While ward councillor Michael “Pat” Pietersen agreed that there was no synergy between the two bodies, he said he believed the matter had been resolved.

Addressing the issue of blurred lines between the organisations and their duties, Mr Campher stressed that street committees were not neighbourhood watches and suggested that the sub-forum elect and screen those who wanted to join the neighbourhood watch, street committees and walking buses, which escort children to and from school.

Fouzia Rhodes, a street committee member from Jukskei Crescent, Beacon Valley, who has been fighting crime for 10 years, said many streets did not have street committees.

“There are too few street committee members. We need more help … it is a strenuous task.”

Solomon Philander, the councillor for Ward 79 (Beacon Valley, Eastridge and Portland), had arranged for them to attend training over the years.

In addition to this, said Tina McDonald, also a street committee member: “We have received the neon yellow jackets from the City of Cape Town (but got) into trouble for having it.”
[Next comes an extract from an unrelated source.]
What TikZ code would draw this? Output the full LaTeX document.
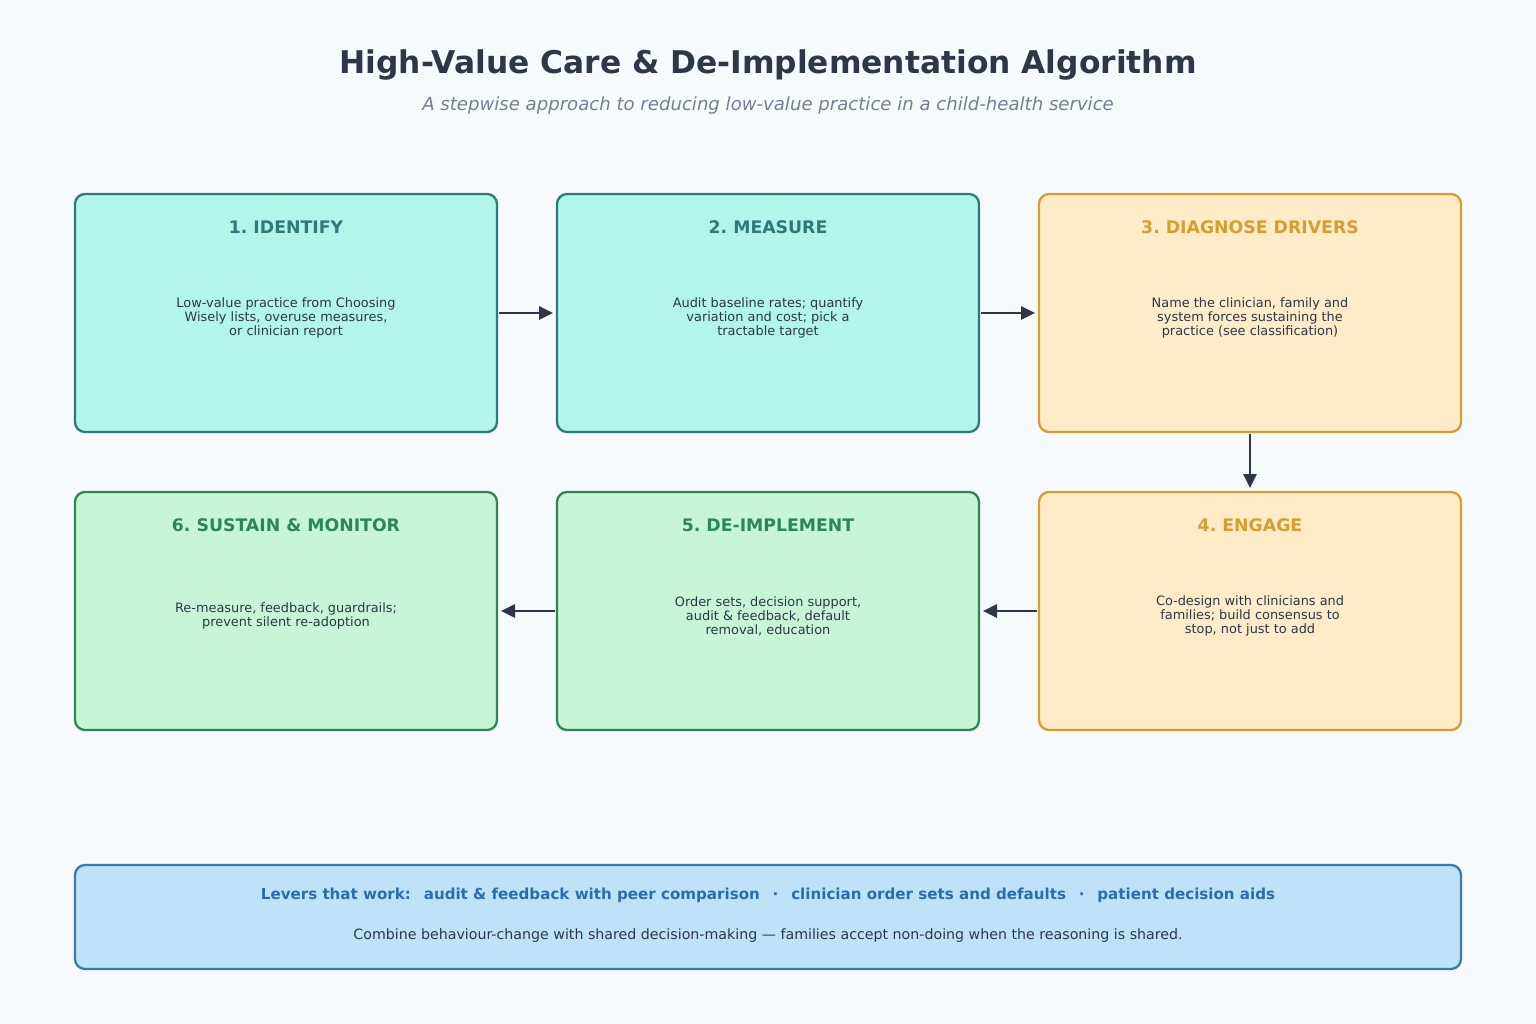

These jackets are traditionally worn by neighbourhood watch members.

Ms McDonald, however, believes that they should be allowed to wear the jackets “so that the community can identify the neighbourhood watch and street committees”.

Another street committee member from Beacon Valley, Mareldia Adams, said pupil safety was important to them, but there were not enough street committees to effectively address this.

“There are many schools in my area that do not have systems in place to keep the pupils safe from crime, or even away from it. I wrote to Dan Plato the Community Safety MEC about safety measures that should be taken in schools (but) I have yet to follow up. It all comes down to there not being enough street committees in the respective areas.”

On this, Captain Trevor Katzen, the sector commander for Beacon Valley, said: “The parents are accountable for their children. They too have a hand in how their child is raised and what they get up to in the community, be it good or bad. As a collective, only then can we help the young people in and out of school make better choices from the bad ones that they’ve experienced before.”

When street committees raised their concerns about equipment for neighbourhood watches and street committees, with Mr Pietersen, he said this would be budgeted for in the next financial year.

“In 2019, I am availing a budget for equipment for the neighbourhood watch in my area – Mandalay, Beacon Valley, Montrose Park and the Farm. The CPF will have a hand-over of the equipment such as torches, jackets, walkie talkies, to name just a few.”

When Ms Rhodes highlighted illegal activities taking place at houses in her area, Mr Pietersen said it was important for police to be aware of what was happening in the communities they served. Mr Campher also suggested they look at how those involved in crime could be rehabilitated.

“How can we help those committing the illegal crimes to become better and be healthy again?” he asked.

“Sometimes this is the only thing they know. If they are constantly being shunned for their wrong, how will they want to improve their lives and push for a better future for themselves and their families?”

In addition to this, said Mr Campher, there was a lack of shelters in Mitchell’s Plain and training for those who had dropped out of school, or could not afford tertiary education, should be prioritised.

The next sub-forum meeting will be held today, Wednesday April 4, at 10am at Shekinah Full Gospel Church of God on the corner of Hengelaar and Cricket streets, Beacon Valley.